Government can increase FDI limit to 74% in pension sector: According to sources, the Center may increase the foreign direct investment (FDI) limit in the pension sector to 74 percent and a bill related to the matter is expected to come in the next Parliament session.
Last month, Parliament approved a bill to increase the FDI limit in the insurance sector from 49 percent to 74 percent. The Insurance Act, 1938 was last amended in 2015 which raised the FDI limit to 49 per cent, resulting in foreign capital inflows of Rs 26,000 crore in the last 5 years.
The amendment to the Pension Fund Regulatory and Development Authority (PFRDA) Act, 2013 may seek to raise the FDI limit in the pension sector based on various approvals in the monsoon session or winter session. Currently, FDI in pension funds is 49 percent.
Sources said, “The amendment bill may include the separation of the NPS trust from the PFRDA. The powers, functions and duties of the NPS Trust, which are currently placed under the PFRDA (National Pension System Trust) Regulations 2015, may fall under a charitable trust or Companies Act ”

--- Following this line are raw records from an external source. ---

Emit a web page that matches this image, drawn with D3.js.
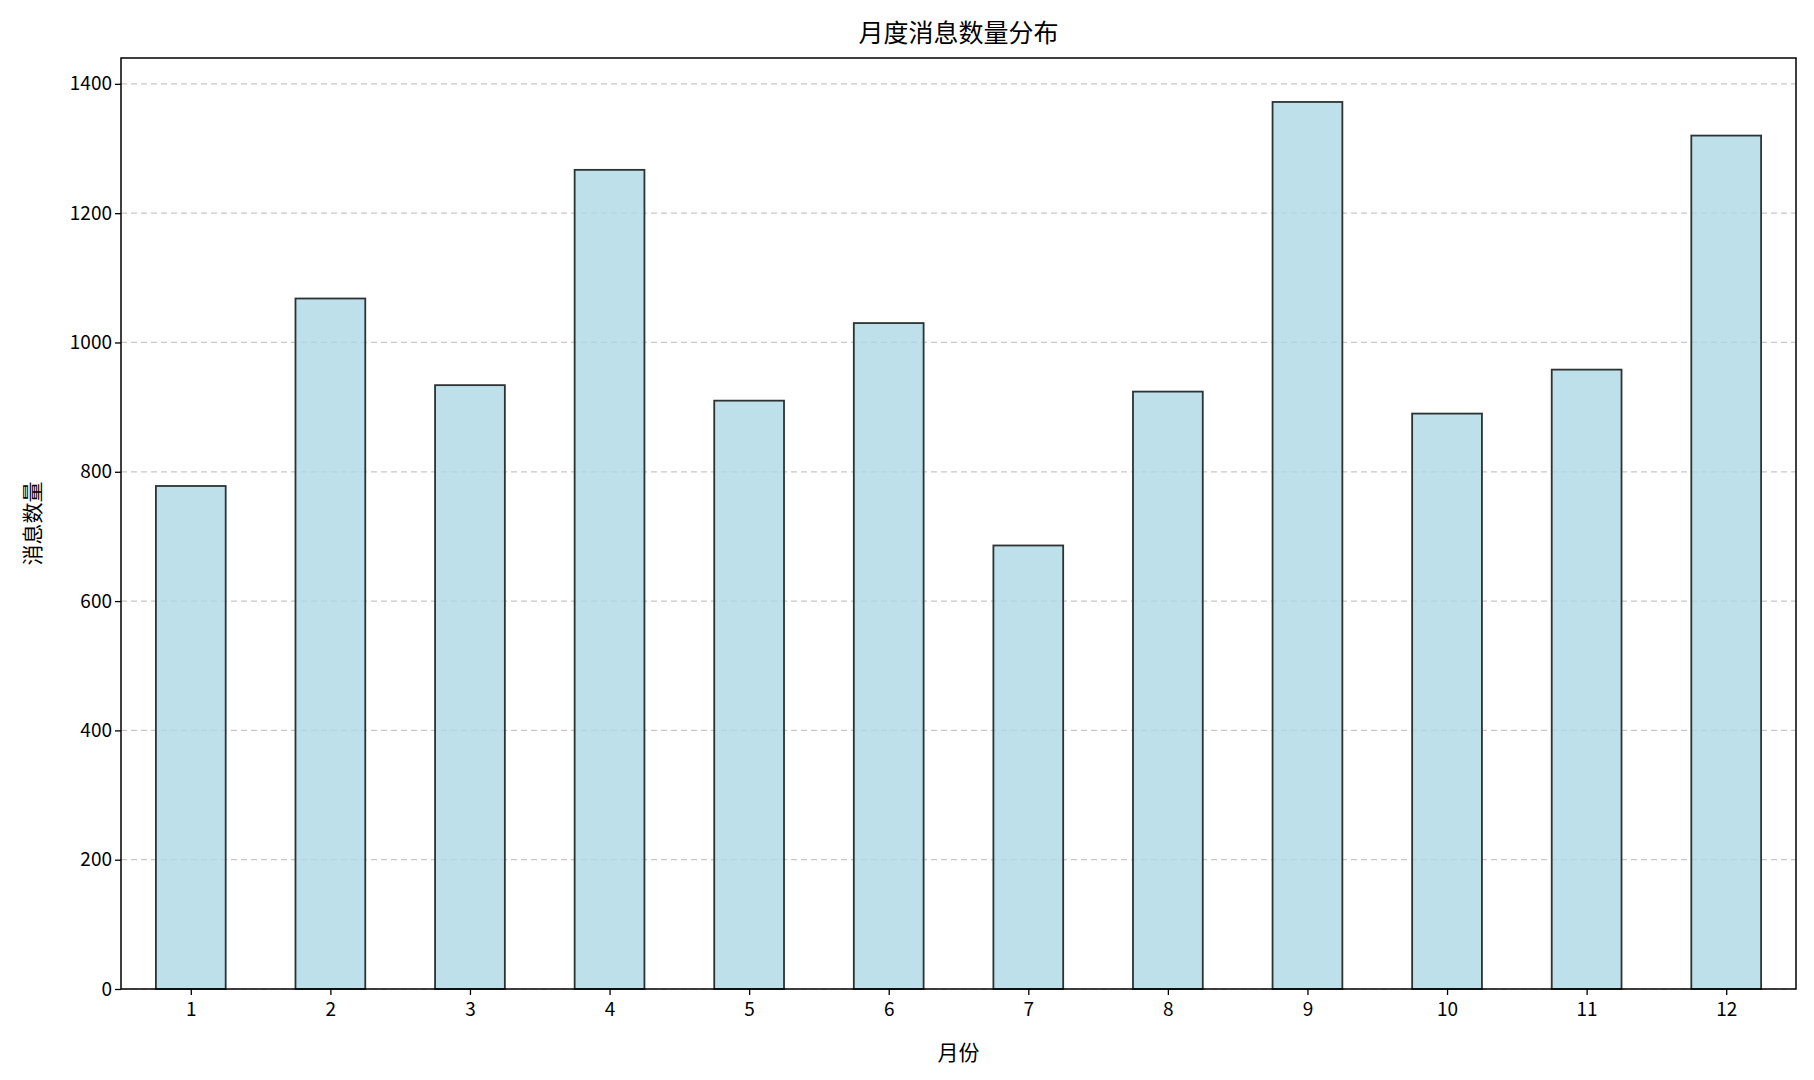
<!DOCTYPE html>
<html><head><meta charset="utf-8">
<script src="https://cdn.jsdelivr.net/npm/d3@7"></script>
<style>body{margin:0;background:#fff}text{font-family:"Noto Sans CJK SC","DejaVu Sans",sans-serif}</style>
</head><body><svg id="c" width="1814" height="1080"></svg>
<script>
var months = [1,2,3,4,5,6,7,8,9,10,11,12];
var counts = [778,1068,934,1267,910,1030,686,924,1372,890,958,1320];
var yTicks = [0,200,400,600,800,1000,1200,1400];

var m = {left:121, right:18, top:58, bottom:91};
var W = 1814, H = 1080;
var svg = d3.select("#c");
var x = d3.scaleLinear().domain([-0.5, 11.5]).range([m.left, W - m.right]);
var y = d3.scaleLinear().domain([0, 1440]).range([H - m.bottom, m.top]);
var bw = x(0.25) - x(0);

// grid
svg.append("g").selectAll("line").data(yTicks).join("line")
  .attr("x1", m.left).attr("x2", W - m.right)
  .attr("y1", d => y(d)).attr("y2", d => y(d))
  .attr("stroke", "#c8c8c8").attr("stroke-dasharray", "6,4").attr("stroke-width", 1.2);

// bars
svg.append("g").selectAll("rect").data(counts).join("rect")
  .attr("x", (d, i) => x(i) - bw).attr("width", 2 * bw)
  .attr("y", d => y(d)).attr("height", d => y(0) - y(d))
  .attr("fill", "rgba(173,216,230,0.8)").attr("stroke", "#2b3333").attr("stroke-width", 1.8);

// axes
var xa = svg.append("g").attr("transform", `translate(0,${H - m.bottom})`)
  .call(d3.axisBottom(x).tickValues(d3.range(12)).tickFormat(i => months[i]).tickSize(6));
var ya = svg.append("g").attr("transform", `translate(${m.left},0)`)
  .call(d3.axisLeft(y).tickValues(yTicks).tickFormat(d3.format("d")).tickSize(6));
[xa, ya].forEach(a => {
  a.selectAll("text").style("font-size", "19px").attr("fill", "#000");
  a.selectAll("line").attr("stroke", "#000").attr("stroke-width", 1.3);
  a.select(".domain").remove();
});
xa.selectAll("text").attr("dy", "0.95em");

svg.append("rect").attr("x", m.left).attr("y", m.top)
  .attr("width", W - m.left - m.right).attr("height", H - m.top - m.bottom)
  .attr("fill", "none").attr("stroke", "#000").attr("stroke-width", 1.5);

svg.append("text").attr("x", (m.left + W - m.right) / 2).attr("y", 42)
  .attr("text-anchor", "middle").style("font-size", "25px").text("月度消息数量分布");
svg.append("text").attr("x", (m.left + W - m.right) / 2).attr("y", 1060)
  .attr("text-anchor", "middle").style("font-size", "21px").text("月份");
svg.append("text").attr("transform", `translate(40,${(m.top + H - m.bottom) / 2}) rotate(-90)`)
  .attr("text-anchor", "middle").style("font-size", "21px").text("消息数量");
</script></body></html>
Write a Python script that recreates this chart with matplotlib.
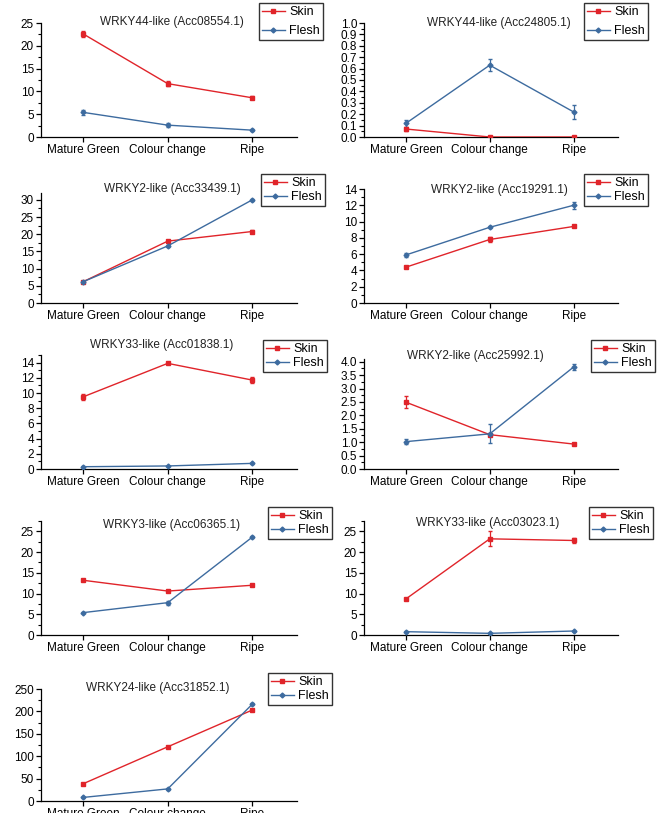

The intention behind this is to keep the NPS Trust separate from the pension regulator and manage a competent board of 15 members. Most of the members are likely to be from the government, as they are the largest contributor to the corpus, including the states.
The National Pension System (NPS) was introduced to replace the benefit pension system defined by the Government of India. NPS was made compulsory for all new recruits in the service of the Central Government from January 1, 2004, and was also extended to all citizens from May 1, 2009 on a voluntary basis.